Alternative to sort | uniq -c
It’s an old trick, use sort | uniq -c
to count the unique lines from a file:
$ cat animals.txt
cats
cats
cats
dogs
birds
cats
dogs
dogs
birds
dogs
dogs
birds
$ cat animals.txt | sort | uniq -c
3 birds
4 cats
5 dogs
uniq -c
does the counting, but it has to come after a sort
. sort
is
usually fast enough for most day to day usage on the command-line. That was
until recently, when I had to count from a file with 72 million lines… I let
sort
run because I was curious, and it took 38 minutes (!) to process the file.

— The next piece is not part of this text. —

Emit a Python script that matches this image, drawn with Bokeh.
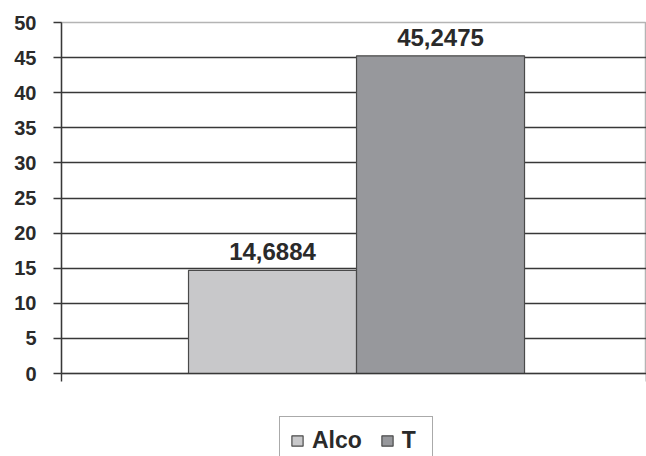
from bokeh.plotting import figure
from bokeh.layouts import column
from bokeh.models import (Range1d, FixedTicker, Legend, LegendItem,
                          ColumnDataSource, LabelSet)
from bokeh.core.properties import value
from bokeh.embed import file_html
from bokeh.resources import INLINE

# data
series = ["Alco", "T"]
values = [14.6884, 45.2475]
colors = ["#c8c8ca", "#97989c"]
y_ticks = [0, 5, 10, 15, 20, 25, 30, 35, 40, 45, 50]

labels = [f"{v:.4f}".replace(".", ",") for v in values]
pos = list(range(len(series)))          # bar slots 0, 1 side by side
src = ColumnDataSource(dict(pos=pos, series=series, values=values,
                            colors=colors, labels=labels))

FONT = "Liberation Sans, Arial, sans-serif"
INK = "#2a2a2a"
GRID = "#383838"
EDGE = "#4a4a4a"

# the bar pair fills a bit more than half of the frame width
x0, x1 = -1.256, 2.226

p = figure(width=646, height=390, output_backend="svg", toolbar_location=None,
           x_range=Range1d(x0, x1), y_range=Range1d(0, 50),
           min_border_left=61, min_border_right=0, min_border_top=22, min_border_bottom=17)
p.background_fill_color = "white"
p.border_fill_color = "white"
p.outline_line_color = "#b4b4b4"
p.outline_line_width = 1.5

# horizontal gridlines
p.xgrid.visible = False
p.ygrid.ticker = FixedTicker(ticks=y_ticks[1:-1])
p.ygrid.grid_line_color = GRID
p.ygrid.grid_line_width = 1.4

# y axis
yax = p.yaxis[0]
yax.ticker = FixedTicker(ticks=y_ticks)
yax.axis_line_color = GRID
yax.axis_line_width = 1.4
yax.major_tick_line_color = GRID
yax.major_tick_line_width = 1.4
yax.major_tick_out = 8
yax.major_tick_in = 0
yax.minor_tick_line_color = None
yax.major_label_standoff = 17
yax.major_label_text_font = FONT
yax.major_label_text_font_style = "bold"
yax.major_label_text_font_size = "20px"
yax.major_label_text_color = INK

# x axis: baseline with a tick at each end of the category span, no labels
xax = p.xaxis[0]
xax.ticker = FixedTicker(ticks=[x0, x1])
xax.axis_line_color = GRID
xax.axis_line_width = 1.4
xax.major_tick_line_color = GRID
xax.major_tick_line_width = 1.4
xax.major_tick_out = 8
xax.major_tick_in = 0
xax.minor_tick_line_color = None
xax.major_label_text_font_size = "0px"

bars = p.vbar(x="pos", top="values", width=1.0, source=src,
              fill_color="colors", line_color=EDGE, line_width=1.2)

lbl = LabelSet(x="pos", y="values", text="labels", source=src,
               text_align="center", text_baseline="alphabetic", y_offset=10,
               text_font=value(FONT), text_font_style="bold", text_font_size="24px",
               text_color=INK)
p.add_layout(lbl)

# legend strip underneath the chart (its frame lines up with the chart frame)
leg = figure(width=646, height=66, output_backend="svg", toolbar_location=None,
             x_range=Range1d(0, 1), y_range=Range1d(100, 101),
             min_border=0, min_border_left=0, min_border_right=0,
             min_border_top=0, min_border_bottom=0)
leg.axis.visible = False
leg.grid.visible = False
leg.outline_line_color = None
leg.background_fill_color = "white"
leg.border_fill_color = "white"
swatches = leg.vbar(x="pos", top="values", width=0.1, source=src,
                    fill_color="colors", line_color=EDGE, line_width=1.2)

legend = Legend(items=[LegendItem(label=s, renderers=[swatches], index=i)
                       for i, s in enumerate(series)],
                orientation="horizontal", location=(218, -9))
legend.glyph_width = 14
legend.glyph_height = 13
legend.label_standoff = 8
legend.spacing = 18
legend.padding = 10
legend.margin = 0
legend.label_text_font = FONT
legend.label_text_font_style = "bold"
legend.label_text_font_size = "23px"
legend.label_text_color = INK
legend.border_line_color = "#555555"
legend.border_line_width = 1.2
legend.background_fill_color = "white"
leg.add_layout(legend)

page = column(p, leg, spacing=0)
open("out.html", "w").write(file_html(page, INLINE))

The “problem”, of course, is sorting. While sort
performs surprisingly well with files
having up to millions of lines, you can’t escape its property: it must use an
n log n algorithm.
Here’s the awk
code equivalent to the sort | uniq -c
above:
$ cat animals.txt | awk '{ cnts[$0] += 1 } END { for (v in cnts) print cnts[v], v }'
5 dogs
3 birds
4 cats
For those not comfortable with awk
:
- use the whole line ($0) as a key
- every occurrence of $0 get += 1 in a hash (cnts)

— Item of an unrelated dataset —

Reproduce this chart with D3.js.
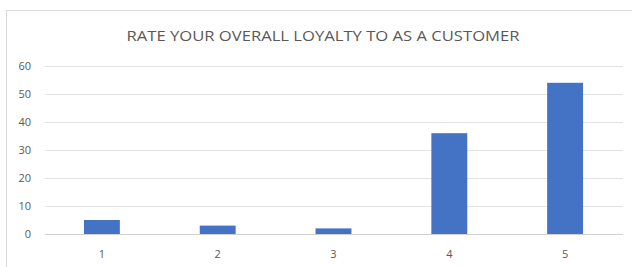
<!DOCTYPE html>
<html>
<head>
<meta charset="utf-8">
<script src="https://cdn.jsdelivr.net/npm/d3@7"></script>
<style>
  body { margin: 0; background: #fff; }
  text { font-family: "Open Sans", "Liberation Sans", sans-serif; fill: #595959; }
</style>
</head>
<body>
<svg id="chart"></svg>
<script>
const ratings = ["1", "2", "3", "4", "5"]
const counts  = [5, 3, 2, 36, 54]
const yTicks  = [0, 10, 20, 30, 40, 50, 60]
const title   = "RATE YOUR OVERALL LOYALTY TO AS A CUSTOMER"

const width = 632
const height = 267
const margin = { top: 66, right: 9, bottom: 33, left: 44 }

const svg = d3.select("#chart")
  .attr("width", width)
  .attr("height", height)

// chart area frame (only left and top are inside the picture)
svg.append("rect")
  .attr("x", 6.5).attr("y", 10.5)
  .attr("width", width + 20).attr("height", height + 20)
  .attr("fill", "none")
  .attr("stroke", "#d9d9d9")

const x = d3.scaleBand()
  .domain(ratings)
  .range([margin.left, width - margin.right])
  .paddingInner(0.69)
  .paddingOuter(0.345)

const y = d3.scaleLinear()
  .domain([0, 60])
  .range([height - margin.bottom, margin.top])

// gridlines
svg.append("g")
  .selectAll("line")
  .data(yTicks)
  .join("line")
    .attr("x1", margin.left + 1)
    .attr("x2", width - margin.right)
    .attr("y1", d => Math.round(y(d)) + 0.5)
    .attr("y2", d => Math.round(y(d)) + 0.5)
    .attr("stroke", d => d === 0 ? "#d0d0d0" : "#e3e3e3")
    .attr("stroke-width", 1)

// y labels
svg.append("g")
  .selectAll("text")
  .data(yTicks)
  .join("text")
    .attr("x", 31)
    .attr("y", d => y(d))
    .attr("dy", "0.35em")
    .attr("text-anchor", "end")
    .style("font-size", "11px")
    .text(d => d)

// bars
svg.append("g")
  .selectAll("rect")
  .data(counts)
  .join("rect")
    .attr("x", (d, i) => x(ratings[i]))
    .attr("y", d => y(d))
    .attr("width", x.bandwidth())
    .attr("height", d => y(0) - y(d))
    .attr("fill", "#4472c4")

// x labels
svg.append("g")
  .selectAll("text")
  .data(ratings)
  .join("text")
    .attr("x", d => x(d) + x.bandwidth() / 2)
    .attr("y", 258)
    .attr("text-anchor", "middle")
    .style("font-size", "11px")
    .text(d => d)

// title
svg.append("text")
  .attr("x", 323)
  .attr("y", 41)
  .attr("text-anchor", "middle")
  .attr("textLength", 393)
  .attr("lengthAdjust", "spacingAndGlyphs")
  .style("font-size", "15px")
  .text(title)
</script>
</body>
</html>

- at the END of the file, iterate over every entry in the hash, print the key and its count
I don’t bother optimizing my command-line counting unless I know I’m working with a big file. Even then, I don’t type the above: I paste it from my notes.
For the record: awk
took only 2 minutes to process that file with 72 million lines.